Exercise goal> Word for word, quote all of the material, omitting the pictures.

=-=-=-=-=

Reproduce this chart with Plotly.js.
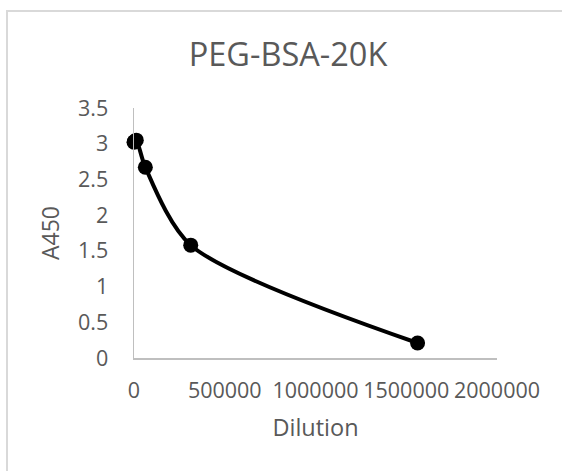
<!DOCTYPE html>
<html>
<head>
<meta charset="utf-8">
<script src="https://cdn.plot.ly/plotly-3.0.1.min.js"></script>
<style>
  html, body { margin: 0; padding: 0; background: #ffffff; }
  #frame { position: absolute; left: 6px; top: 10px; width: 600px; height: 520px; border: 2px solid #d9d9d9; box-sizing: border-box; }
  #chart { position: absolute; left: 0; top: 0; width: 562px; height: 471px; }
</style>
</head>
<body>
<div id="frame"></div>
<div id="chart"></div>
<script>
const chartTitle = "PEG-BSA-20K";
const xTitle = "Dilution";
const yTitle = "A450";
const dilution = [100, 2500, 12500, 62500, 312500, 1562500];
const a450 = [3.02, 3.03, 3.05, 2.67, 1.58, 0.21];

const textColor = "#595959";
const fontFam = "'Open Sans', 'Noto Sans', sans-serif";

Plotly.newPlot("chart", [{
  type: "scatter",
  mode: "lines+markers",
  x: dilution,
  y: a450,
  line: { color: "#000000", width: 4, shape: "spline", smoothing: 0.8 },
  marker: { color: "#000000", size: 15 },
  cliponaxis: false,
  hoverinfo: "x+y"
}], {
  width: 562,
  height: 471,
  margin: { l: 134, r: 65, t: 108, b: 113 },
  paper_bgcolor: "rgba(0,0,0,0)",
  plot_bgcolor: "rgba(0,0,0,0)",
  showlegend: false,
  font: { family: fontFam, color: textColor, size: 21.5 },
  title: {
    text: chartTitle,
    font: { family: fontFam, color: textColor, size: 32.5 },
    xref: "container", x: 0.5125, xanchor: "center",
    yref: "container", y: 0.885, yanchor: "middle"
  },
  xaxis: {
    range: [0, 2000000],
    dtick: 500000,
    tick0: 0,
    tickformat: "d",
    showgrid: false,
    zeroline: false,
    showline: true,
    linecolor: "#bfbfbf",
    linewidth: 1.5,
    ticks: "outside",
    ticklen: 13,
    tickcolor: "rgba(0,0,0,0)",
    tickfont: { family: fontFam, color: textColor, size: 21.5 },
    title: { text: xTitle, font: { family: fontFam, color: textColor, size: 23.5 }, standoff: 16 }
  },
  yaxis: {
    range: [0, 3.5],
    dtick: 0.5,
    tick0: 0,
    showgrid: false,
    zeroline: false,
    showline: true,
    linecolor: "#bfbfbf",
    linewidth: 1.5,
    ticks: "outside",
    ticklen: 20,
    tickcolor: "rgba(0,0,0,0)",
    tickfont: { family: fontFam, color: textColor, size: 21.5 },
    title: { text: yTitle, font: { family: fontFam, color: textColor, size: 23 }, standoff: 12 }
  }
}, { displayModeBar: false, staticPlot: true });
</script>
</body>
</html>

=-=-=-=-=

Answer>
Reproduce this chart with Plotly.js.
<!DOCTYPE html>
<html>
<head>
<meta charset="utf-8">
<script src="https://cdn.plot.ly/plotly-3.0.1.min.js"></script>
<style>
  html, body { margin: 0; padding: 0; background: #ffffff; }
  #frame { position: absolute; left: 6px; top: 10px; width: 600px; height: 520px; border: 2px solid #d9d9d9; box-sizing: border-box; }
  #chart { position: absolute; left: 0; top: 0; width: 562px; height: 471px; }
</style>
</head>
<body>
<div id="frame"></div>
<div id="chart"></div>
<script>
const chartTitle = "PEG-BSA-20K";
const xTitle = "Dilution";
const yTitle = "A450";
const dilution = [100, 2500, 12500, 62500, 312500, 1562500];
const a450 = [3.02, 3.03, 3.05, 2.67, 1.58, 0.21];

const textColor = "#595959";
const fontFam = "'Open Sans', 'Noto Sans', sans-serif";

Plotly.newPlot("chart", [{
  type: "scatter",
  mode: "lines+markers",
  x: dilution,
  y: a450,
  line: { color: "#000000", width: 4, shape: "spline", smoothing: 0.8 },
  marker: { color: "#000000", size: 15 },
  cliponaxis: false,
  hoverinfo: "x+y"
}], {
  width: 562,
  height: 471,
  margin: { l: 134, r: 65, t: 108, b: 113 },
  paper_bgcolor: "rgba(0,0,0,0)",
  plot_bgcolor: "rgba(0,0,0,0)",
  showlegend: false,
  font: { family: fontFam, color: textColor, size: 21.5 },
  title: {
    text: chartTitle,
    font: { family: fontFam, color: textColor, size: 32.5 },
    xref: "container", x: 0.5125, xanchor: "center",
    yref: "container", y: 0.885, yanchor: "middle"
  },
  xaxis: {
    range: [0, 2000000],
    dtick: 500000,
    tick0: 0,
    tickformat: "d",
    showgrid: false,
    zeroline: false,
    showline: true,
    linecolor: "#bfbfbf",
    linewidth: 1.5,
    ticks: "outside",
    ticklen: 13,
    tickcolor: "rgba(0,0,0,0)",
    tickfont: { family: fontFam, color: textColor, size: 21.5 },
    title: { text: xTitle, font: { family: fontFam, color: textColor, size: 23.5 }, standoff: 16 }
  },
  yaxis: {
    range: [0, 3.5],
    dtick: 0.5,
    tick0: 0,
    showgrid: false,
    zeroline: false,
    showline: true,
    linecolor: "#bfbfbf",
    linewidth: 1.5,
    ticks: "outside",
    ticklen: 20,
    tickcolor: "rgba(0,0,0,0)",
    tickfont: { family: fontFam, color: textColor, size: 21.5 },
    title: { text: yTitle, font: { family: fontFam, color: textColor, size: 23 }, standoff: 12 }
  }
}, { displayModeBar: false, staticPlot: true });
</script>
</body>
</html>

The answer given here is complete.